I’m really enjoying the ping-pong debate that has been going on in the digital media world around Social TV, most notably Yahoo!7’s Fango app and the soon to be released NineMSN Jump-In app launching soon to compete with Fango in the social TV space. I’ve downloaded fango and given it a whirl and it didn’t really blow my hair back. But some people think this could support the trend showing that digital media is going to overtake TV – in regards to advertising spend anyway.
I get that you can check in to a show while you’re watching it, but this isn’t going to provide any new data that the networks don’t already have – as they can measure their real audience numbers through your viewing anyway. I see that you can chat with your friends in Fango and share it via Facebook, but you can already do that within Facebook or Twitter if you want to lament over painfully predicatable storylines. The polls offer a somewhat transparent market research tool but with 60,000 poll questions answered in May, according to Yahoo!7, there is definitely some viable statistics to work off – but do the television shows that are driving the Social TV interaction take note of this data?
The debate has highlighted the fact that social media dialogue has boosted real time viewing TV numbers – essentially, Social TV is saving TV from sinking into a world of iView recorded playback where ads are fast forwarded and TV works around our lives rather than the other way around. The way it should be if you ask me. But some interesting research from Leslie Nassar shows that most people who engage in social TV dialogue are doing so in the ads. So while social might be saving real time viewing, its not preventing the advertising budget wastage that the TV networks will be proclaiming. But to be fair, that’s not to say that we still absorb the advertising by osmosis. There are many ads on TV that I can recognise by the music or jingle while I’m in my kitchen cooking, away from the TV screen.

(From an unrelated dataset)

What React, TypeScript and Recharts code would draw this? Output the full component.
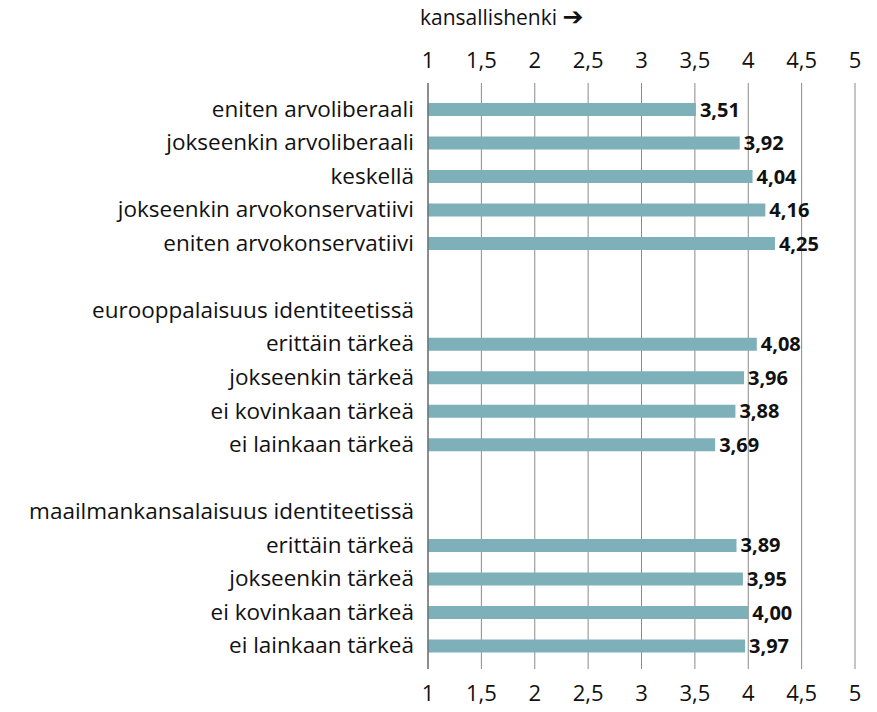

I myself do like to engage in Social TV but only on very specific programs. I’m definitely a Q&A junkie and I like to watch the show and engage in the twitter commentary – but I’ve never thought to look on ABC to comment on the Q&A website. And I do confess to occasionally voting via SMS for a reality TV singing/ dancing show. I looked at Fango because like Harrison Polites says in his technology spectator article (links above), Channel 7 promote the hell out of it. But I also agree that just because Fango’s Social TV app has had over 500,000 downloads, doesn’t mean its getting used. Checking into a TV show isn’t the most exciting thing I might want my friends to know – checking into a Thai massage spa or a posh restaurant, that I might want to rub in my friends faces.
Do you want to share what TV show you’re watching with your friends? Do they care?